In keeping with old family traditions, February 2 honors one of our best (and tastiest), the Groundhog. Since I live in Newfoundland, we all know that winter is far from over, and my forefathers were smart enough to know that a groundhog cannot accurately predict the end of winter (we newfies are some smart)…so we decided to eat ’em instead.
For years on in, my family has kept the tradition of ground hog pie alive (well, not actually alive, but baked), and as our ancestors enjoyed eating the little rascal, so is the love for the tasty little creature adored by the younger crowd. Without further ado, I give you our recipe.
- 1 groundhog skinned and cleaned
- 1/2 cup onion
- 1/4 cup green pepper
- 1/2 tablespoon minced parsley
- 1 tablespoon salt
- 1 doz Black Horse Beer (to drink while cooking the thing)
- 1/8 teaspoon pepper
- 4 1/2 tablespoon flour
- 3 cups rabbit broth
- 1/4 pound of salt beef
- 1 cup flour
- 2 tablespoon baking powder
- 1/4 teaspoon salt
- 2 tablespoon boiled squirrel fat
- 1/4 cup milk
Cut groundhog into 2 or 3 pieces. Parboil for 1 hour.

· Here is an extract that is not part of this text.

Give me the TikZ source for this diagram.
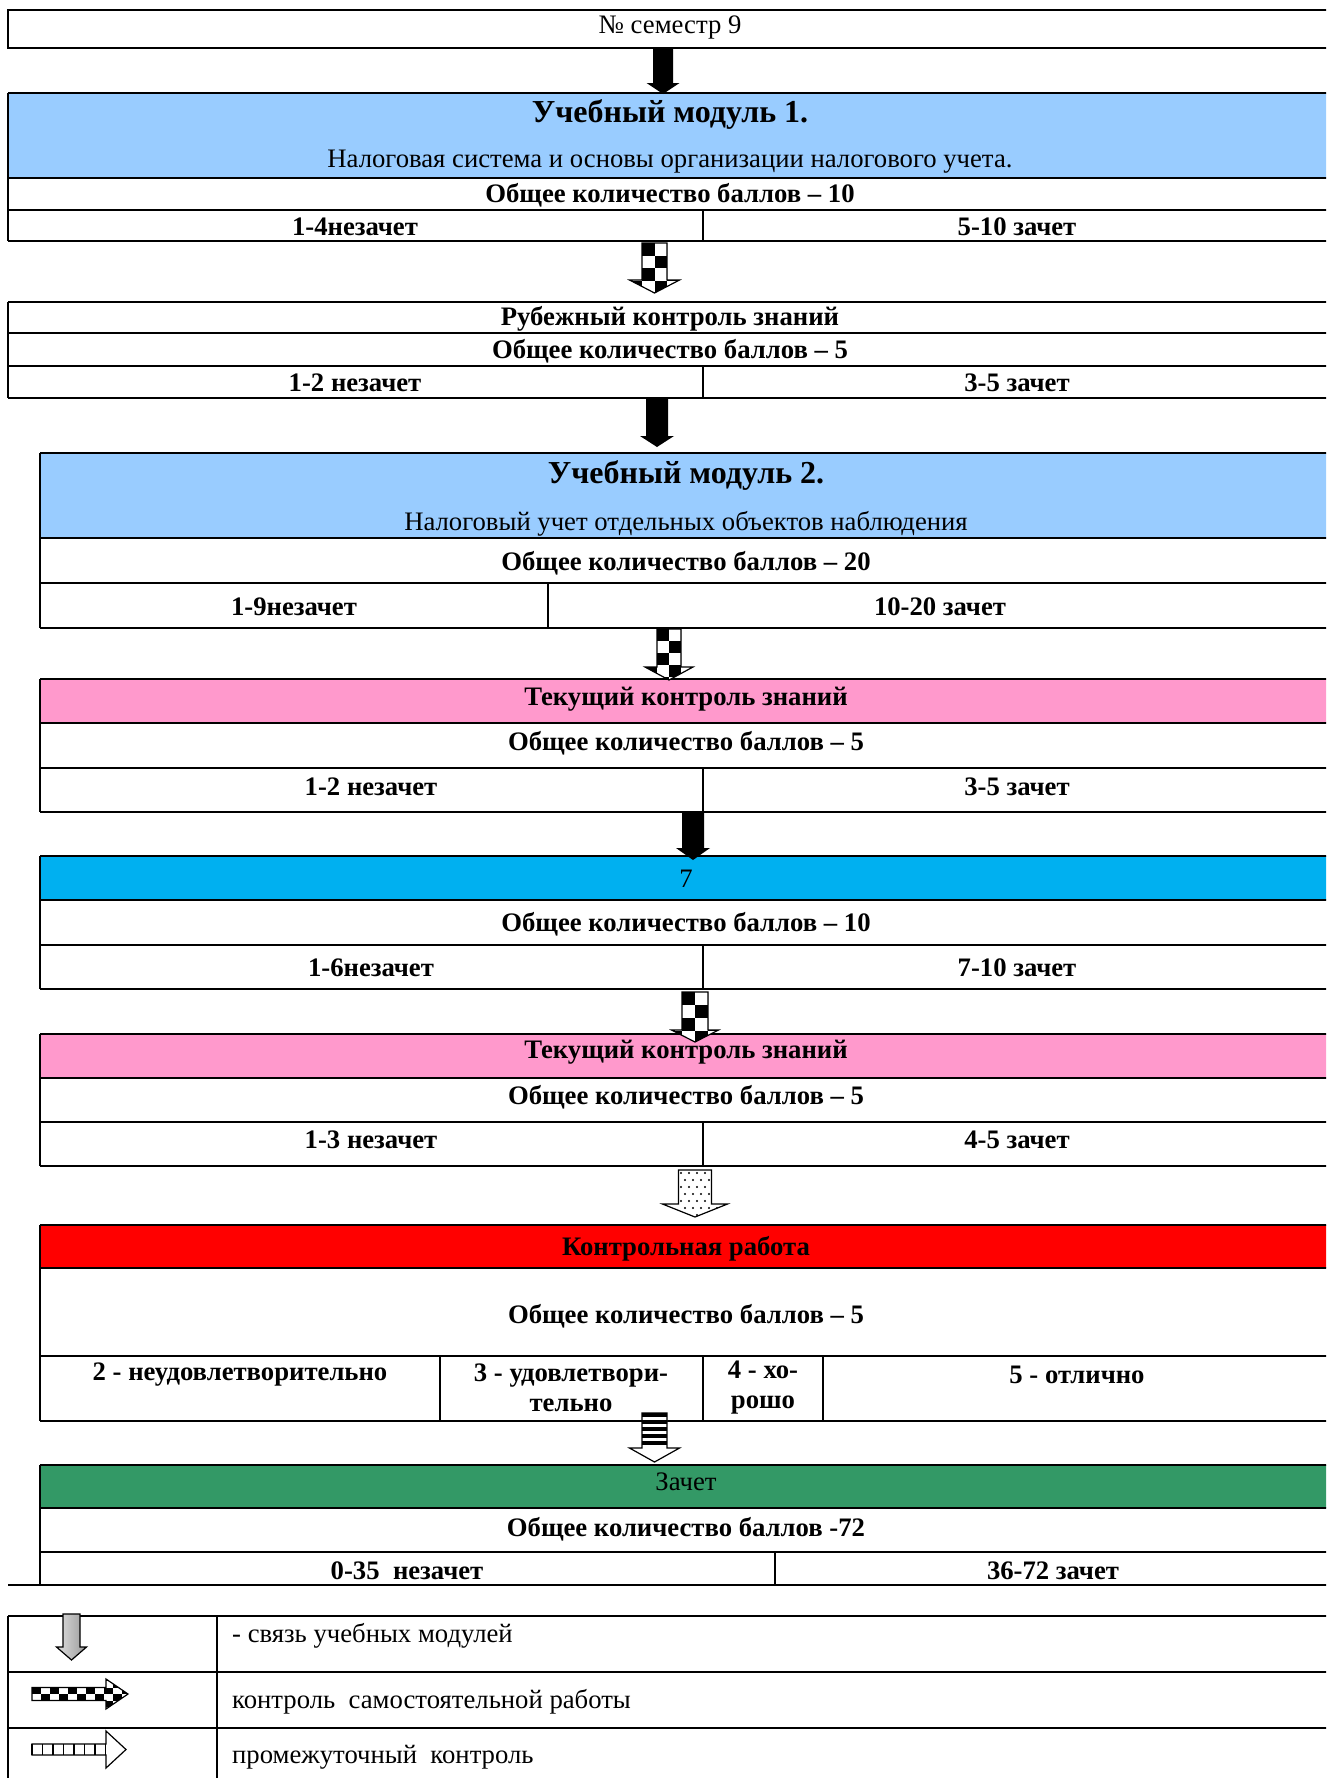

Remove meat from bones in large pieces. Add onion, green pepper, parsley, salt, pepper, and flour to the broth and stir until it thickens. Drink one beer. If the broth is too thick, add water. Geez this is hard work, have another beer. Add the meat to the broth mixture and stir thoroughly. Mix in salt beef. Pour into baking dish. Drink more beer.
For paste, sift flour, baking powder, and salt together. Cut in the fat and add the liquid. Stir until the dry ingredients are moist. Only roll enough to fit your dish. All this work is making me thirsty! Have a few more beer. Place paste on top of meat, put in a hot oven (400 degrees F.) and bake for an hour or until dough is browned. Have another beer or two while waiting for the critter to cook.
Serve with remaining beer (if you haven’t already drank them all, if so the convenience store down the road keeps lots of Black Horse in the freezer, so buy some more).
Feeds 6-8 Mainlanders or two hungry Newfies.